Retype the lines beneath this one, from the first through the line containing "7.55, 7.7, 7.85]". Pictures are left out.

-.-.-

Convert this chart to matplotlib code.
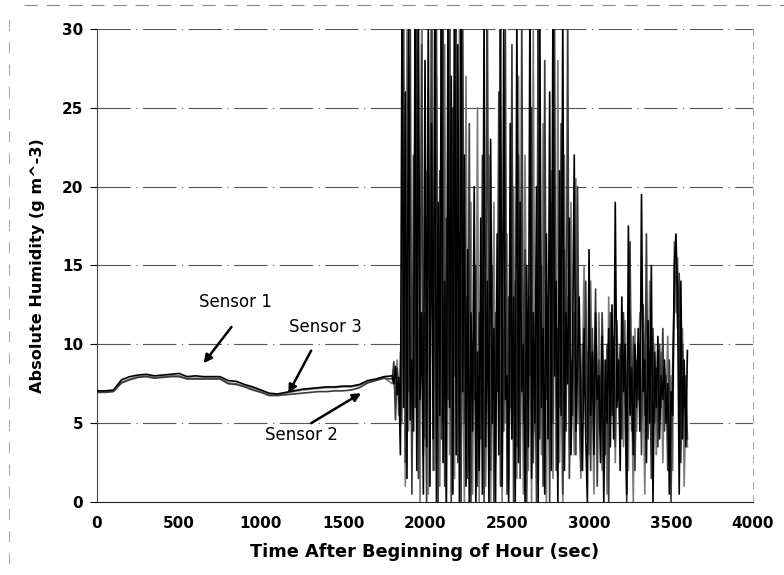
import numpy as np
import matplotlib
matplotlib.use("Agg")
import matplotlib.pyplot as plt
from matplotlib.lines import Line2D

# ---------------- data ----------------
# calm period 0..1750 s, every 50 s
t_calm = np.arange(0, 1800, 50)
s1_calm = [7.05, 7.05, 7.1, 7.75, 7.95, 8.05, 8.1, 8.0, 8.05, 8.1, 8.15, 7.95,
           8.0, 7.95, 7.95, 7.95, 7.7, 7.65, 7.45, 7.3, 7.1, 6.9, 6.85, 6.95,
           7.05, 7.15, 7.2, 7.25, 7.3, 7.3, 7.35, 7.35, 7.45, 7.7, 7.8, 7.95]
s3_calm = [7.0, 7.0, 7.05, 7.6, 7.8, 7.95, 8.0, 7.9, 7.95, 8.0, 8.0, 7.85,
           7.85, 7.85, 7.85, 7.85, 7.55, 7.5, 7.35, 7.2, 7.0, 6.8, 6.8, 6.9,
           7.0, 7.1, 7.15, 7.2, 7.25, 7.25, 7.3, 7.3, 7.4, 7.6, 7.75, 7.9]
s2_calm = [6.95, 6.95, 7.0, 7.55, 7.75, 7.9, 7.95, 7.85, 7.9, 7.95, 7.95, 7.8,
           7.8, 7.8, 7.8, 7.8, 7.5, 7.45, 7.3, 7.1, 6.95, 6.75, 6.75, 6.8,
           6.85, 6.9, 6.95, 7.0, 7.0, 7.05, 7.05, 7.1, 7.25, 7.55, 7.7, 7.85]

# turbulent period 1800..3600 s, every 10 s
t_turb = np.arange(1800, 3601, 10)
s1_turb = [8.0, 7.5, 8.6, 6.8, 7.9,
           3.0, 32, 6.0, 26, 1.5, 31,
           5.2, 9.0, 4.5, 33, 2.0, 30.5, 6.5, 12, 0.5,
           28, 3.5, 31, 1.0, 24, 4.0, 34, 0.0, 19, 5.5,
           33, 2.5, 14, 0.0, 31, 6.0, 27, 0.5, 35, 3.0,
           29, 0.0, 33, 7.0, 22, 1.0, 16, 0.0, 12, 4.5,
           20, 0.0, 9.5, 2.0, 18, 0.5, 31, 3.5, 14, 0.0,
           23, 5.0, 11, 0.0, 17, 3.0, 32, 1.0, 30, 6.5,
           8.0, 0.0, 24, 4.0, 13, 0.0, 31, 2.5, 19, 7.0,
           10, 0.0, 15, 3.5, 33, 1.5, 12, 5.0, 20, 0.0,
           31, 6.0, 11, 0.5, 17, 4.0, 26, 2.0, 32, 8.0,
           14, 0.0, 21, 5.5, 31, 2.0, 12, 7.5, 18, 3.0,
           10, 22, 4.5, 9.0, 13, 6.0, 2.0, 11, 4.0, 0.0,
           16, 5.5, 9.5, 3.0, 12, 6.5, 8.0, 2.5, 10.5, 0.0,
           9.0, 5.0, 11, 3.5, 12.5, 4.0, 19, 6.0, 9.0, 2.0,
           13, 7.0, 10, 0.5, 17.5, 5.5, 8.5, 3.0, 10, 6.0,
           11, 4.5, 19.5, 7.0, 9.0, 2.5, 11.5, 5.0, 15, 0.0,
           9.5, 6.0, 10.5, 4.0, 8.0, 6.5, 9.0, 5.0, 7.5, 0.5,
           7.0, 5.5, 15, 17, 13, 0.5, 14, 4.0, 9.0, 3.5,
           9.6]
s2_turb = [7.8, 8.9, 5.2, 8.5, 7.0,
           4.8, 9.5, 30.5, 2.5, 14, 7.0,
           31, 0.5, 22, 6.0, 33, 1.5, 9.0, 29, 3.0,
           12, 0.0, 26, 7.5, 32, 2.0, 15, 30, 0.0, 21,
           4.0, 34, 1.0, 18, 6.5, 32, 0.0, 25, 8.0, 30,
           2.5, 17, 0.0, 31, 5.0, 13, 1.5, 24, 0.0, 10,
           6.5, 15, 1.0, 12, 4.0, 22, 0.0, 9.0, 32, 5.5,
           2.0, 15, 0.0, 12, 7.0, 26, 1.0, 11, 4.5, 30,
           0.5, 13, 6.0, 29, 0.0, 14, 3.5, 22, 1.5, 31,
           5.0, 16, 0.0, 12, 8.0, 25, 2.5, 9.5, 0.0, 33,
           4.0, 15, 1.0, 28, 6.5, 13, 0.0, 19, 5.0, 30,
           2.0, 11, 6.0, 24, 0.5, 16, 4.5, 31, 1.5, 9.0,
           5.5, 12, 3.0, 20, 6.0, 2.0, 10, 7.0, 14, 4.0,
           8.5, 2.0, 11, 6.0, 13.5, 1.0, 9.0, 5.0, 12, 7.0,
           3.0, 10, 0.0, 12, 5.5, 9.0, 3.5, 11.5, 6.5, 10,
           4.0, 12, 6.0, 0.0, 9.5, 16.5, 4.5, 10.5, 2.0, 9.0,
           6.5, 10, 3.0, 12.5, 5.5, 17, 4.0, 9.5, 1.5, 11,
           5.0, 8.5, 3.5, 10, 6.0, 11, 4.5, 8.0, 2.0, 9.0,
           0.0, 8.5, 13, 16, 11, 14.5, 2.5, 10, 6.0, 8.0,
           4.0]
s3_turb = [7.5, 8.2, 6.5, 9.0, 5.5,
           9.5, 5.0, 18, 1.0, 30, 4.5,
           13, 2.0, 8.0, 27, 3.5, 11, 0.0, 32, 6.0,
           4.0, 21, 0.5, 14, 30, 6.0, 2.0, 27, 8.5, 1.0,
           12, 5.0, 29, 0.0, 16, 3.0, 22, 7.5, 1.5, 26,
           9.0, 31, 3.0, 11, 0.0, 27, 5.5, 2.0, 19, 0.5,
           13, 3.5, 25, 0.0, 10, 6.0, 16, 1.0, 8.5, 22,
           0.0, 9.0, 19, 2.5, 13, 6.0, 24, 0.0, 11, 5.0,
           17, 1.0, 9.5, 4.0, 20, 6.5, 1.5, 27, 3.0, 12,
           0.5, 22, 7.0, 2.0, 13, 0.0, 30, 4.5, 10, 1.0,
           18, 3.0, 24, 7.0, 0.0, 12, 5.5, 21, 1.5, 14,
           6.0, 28, 2.5, 9.0, 0.0, 22, 6.5, 13, 3.5, 19,
           7.5, 3.0, 20.5, 5.0, 11, 1.5, 8.5, 15, 4.5, 9.5,
           3.0, 14, 7.5, 0.5, 10, 4.5, 12, 6.5, 2.0, 9.0,
           7.0, 0.5, 13, 5.0, 8.0, 10.5, 2.5, 9.5, 7.5, 4.0,
           9.0, 3.5, 11.5, 6.0, 2.0, 13, 7.0, 0.0, 11, 4.5,
           8.0, 12, 5.0, 8.5, 0.5, 10, 6.0, 14, 3.0, 7.5,
           10, 3.0, 7.5, 5.5, 9.5, 2.5, 8.5, 6.5, 10.5, 4.0,
           8.0, 2.0, 16.5, 12, 15.5, 9.0, 5.0, 11, 1.0, 6.0,
           3.5]

x_ticks = [0, 500, 1000, 1500, 2000, 2500, 3000, 3500, 4000]
y_ticks = [0, 5, 10, 15, 20, 25, 30]

labels = ['Sensor 1', 'Sensor 3', 'Sensor 2']
label_pos = [(845, 12.7), (1391, 11.1), (1245, 4.25)]
arrow_tail = [(820, 11.1), (1306, 9.6), (1306, 5.0)]
arrow_head = [(650, 8.8), (1167, 6.9), (1610, 6.9)]

# ---------------- figure ----------------
plt.rcParams['font.family'] = ['DejaVu Sans']
fig = plt.figure(figsize=(7.84, 5.75), dpi=100)
ax = fig.add_axes([0.1237, 0.127, 0.8368, 0.8226])

t_all = np.concatenate([t_calm, t_turb])
series = [
    (np.concatenate([s3_calm, s3_turb]), '#7a7a7a', 1.2),
    (np.concatenate([s2_calm, s2_turb]), '#3a3a3a', 1.2),
    (np.concatenate([s1_calm, s1_turb]), '#000000', 1.2),
]
for y, c, lw in series:
    ax.plot(t_all, y, color=c, lw=lw, zorder=3)

ax.set_xlim(0, 4000)
ax.set_ylim(0, 30)
ax.set_xticks(x_ticks)
ax.set_yticks(y_ticks)
ax.set_xticklabels([str(v) for v in x_ticks], fontsize=11, fontweight='bold')
ax.set_yticklabels([str(v) for v in y_ticks], fontsize=11, fontweight='bold')
ax.tick_params(axis='x', length=0, pad=10)
ax.tick_params(axis='y', length=5, direction='out', pad=5, width=0.8)

for yv in y_ticks[1:]:
    ax.axhline(yv, color='#555555', lw=0.8, ls=(0, (30, 5, 1, 5)), zorder=1)

ax.spines['top'].set_visible(False)
ax.spines['right'].set_color('#aaaaaa')
ax.spines['right'].set_linestyle((0, (6, 6)))
ax.spines['right'].set_linewidth(0.8)
ax.spines['left'].set_color('#444444')
ax.spines['bottom'].set_color('#222222')

ax.set_xlabel('Time After Beginning of Hour (sec)', fontsize=12.8,
              fontweight='bold', labelpad=9)
ax.set_ylabel('Absolute Humidity (g m^-3)', fontsize=11.6,
              fontweight='bold', labelpad=12)

for lab, pos in zip(labels, label_pos):
    ax.text(pos[0], pos[1], lab, fontsize=12, ha='center', va='center',
            zorder=5)
for tail, head in zip(arrow_tail, arrow_head):
    ax.annotate('', xy=head, xytext=tail,
                arrowprops=dict(arrowstyle='-|>', color='black', lw=1.8,
                                mutation_scale=12, shrinkA=0, shrinkB=0),
                zorder=5)

# faint scan border lines
fig.add_artist(Line2D([0.03, 1.0], [0.991, 0.991], color='#888888', lw=0.8,
                      ls=(0, (12, 8)), transform=fig.transFigure))
fig.add_artist(Line2D([0.011, 0.011], [0.02, 0.98], color='#aaaaaa', lw=0.8,
                      ls=(0, (10, 10)), transform=fig.transFigure))

fig.savefig('out.png', dpi=100)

-.-.-

[EXPECTED OUTPUT]
Convert this chart to matplotlib code.
import numpy as np
import matplotlib
matplotlib.use("Agg")
import matplotlib.pyplot as plt
from matplotlib.lines import Line2D

# ---------------- data ----------------
# calm period 0..1750 s, every 50 s
t_calm = np.arange(0, 1800, 50)
s1_calm = [7.05, 7.05, 7.1, 7.75, 7.95, 8.05, 8.1, 8.0, 8.05, 8.1, 8.15, 7.95,
           8.0, 7.95, 7.95, 7.95, 7.7, 7.65, 7.45, 7.3, 7.1, 6.9, 6.85, 6.95,
           7.05, 7.15, 7.2, 7.25, 7.3, 7.3, 7.35, 7.35, 7.45, 7.7, 7.8, 7.95]
s3_calm = [7.0, 7.0, 7.05, 7.6, 7.8, 7.95, 8.0, 7.9, 7.95, 8.0, 8.0, 7.85,
           7.85, 7.85, 7.85, 7.85, 7.55, 7.5, 7.35, 7.2, 7.0, 6.8, 6.8, 6.9,
           7.0, 7.1, 7.15, 7.2, 7.25, 7.25, 7.3, 7.3, 7.4, 7.6, 7.75, 7.9]
s2_calm = [6.95, 6.95, 7.0, 7.55, 7.75, 7.9, 7.95, 7.85, 7.9, 7.95, 7.95, 7.8,
           7.8, 7.8, 7.8, 7.8, 7.5, 7.45, 7.3, 7.1, 6.95, 6.75, 6.75, 6.8,
           6.85, 6.9, 6.95, 7.0, 7.0, 7.05, 7.05, 7.1, 7.25, 7.55, 7.7, 7.85]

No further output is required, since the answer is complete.